For an industry comprised largely of small to mid-sized and family-owned businesses, these topics have direct operational and financial consequences. Culture in manufacturing is not an abstract HR concern. It shapes production discipline, quality consistency, safety performance, customer responsiveness and the pace at which companies adapt to new technologies or market demands.
The Talent Pipeline Challenge
One of Cooper’s strongest themes — particularly relevant to the brush manufacturing sector — is organizational foresight. Many ABMA member companies are facing generational transitions, making succession planning and talent development critical strategic priorities.
Cooper’s approach is methodical.

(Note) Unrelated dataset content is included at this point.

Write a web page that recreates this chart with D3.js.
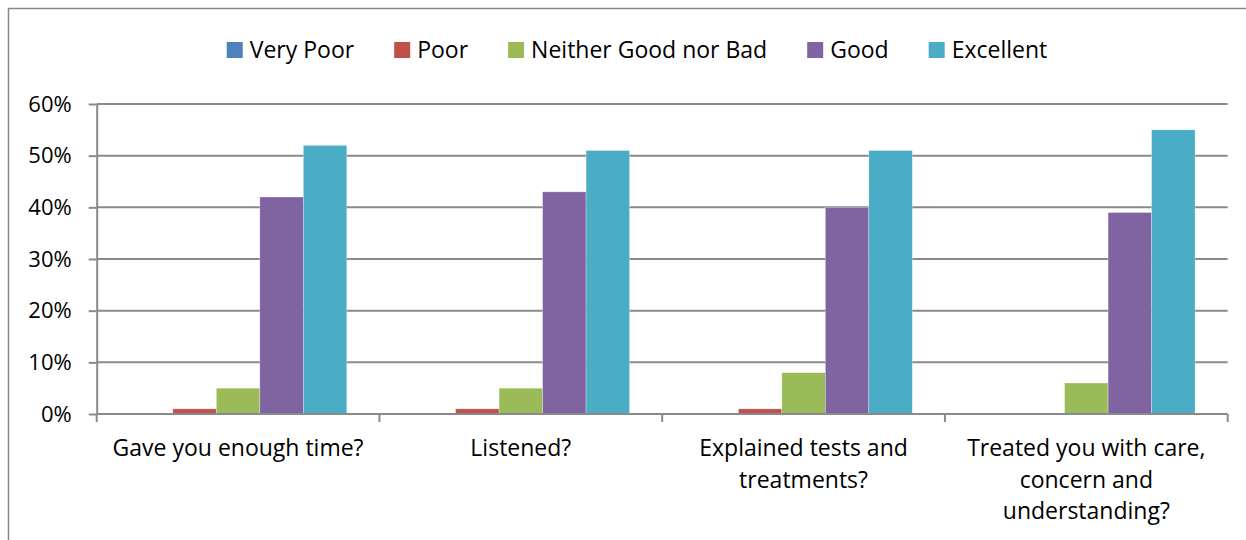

He will introduce attendees to his Talent Pipeline evaluation tool, which guides leaders through building an organizational chart aligned with where the company needs to be in three to five years. The next step is evaluating current team members across five categories: sustainable, promotable, toxic, in the wrong job or retiring soon.
“From this exercise, it becomes clear what the staff development and recruitment plan needs to be,” Cooper says. “This exercise has been transformational for hundreds of clients.”
The framework allows leaders to move from vague concerns about succession to concrete action plans. It identifies not only who might retire or leave, but who is ready to step up, who needs development and where the organization has structural gaps that require external recruitment.
In an industry where institutional knowledge and technical expertise often reside with long-tenured employees, losing key personnel without a transition plan can disrupt operations for years. Cooper’s model provides a systematic way to prevent that outcome.
Strategic Thinking in a Reactive World
Cooper believes industry conferences offer something most leaders rarely give themselves: structured time for strategic thinking. “We all spend much of our regular workday solving immediate problems, rather than thinking about longer-term strategy, generational sustainability, management and leadership,” he says. “A convention like this, if we seize the opportunity and come with a list of key topics on which we need new insights, provides the best opportunity to move our business forward.”
But he offers a cautionary note: “Almost no one comes to a conference with a list. They walk around in the faint hope that something important will accidentally leap out and stick to them. Don’t do that. Success comes to those who do the homework.”
Cooper will remain onsite for the full convention, participating in Thursday morning Table Talk discussions where attendees can engage with him on any aspect of the insights delivered the previous day. He also makes himself available for quiet, confidential one-on-one conversations throughout the event.
“Some of the most important value is delivered off the platform in the form of quiet, confidential conversations,” Cooper notes.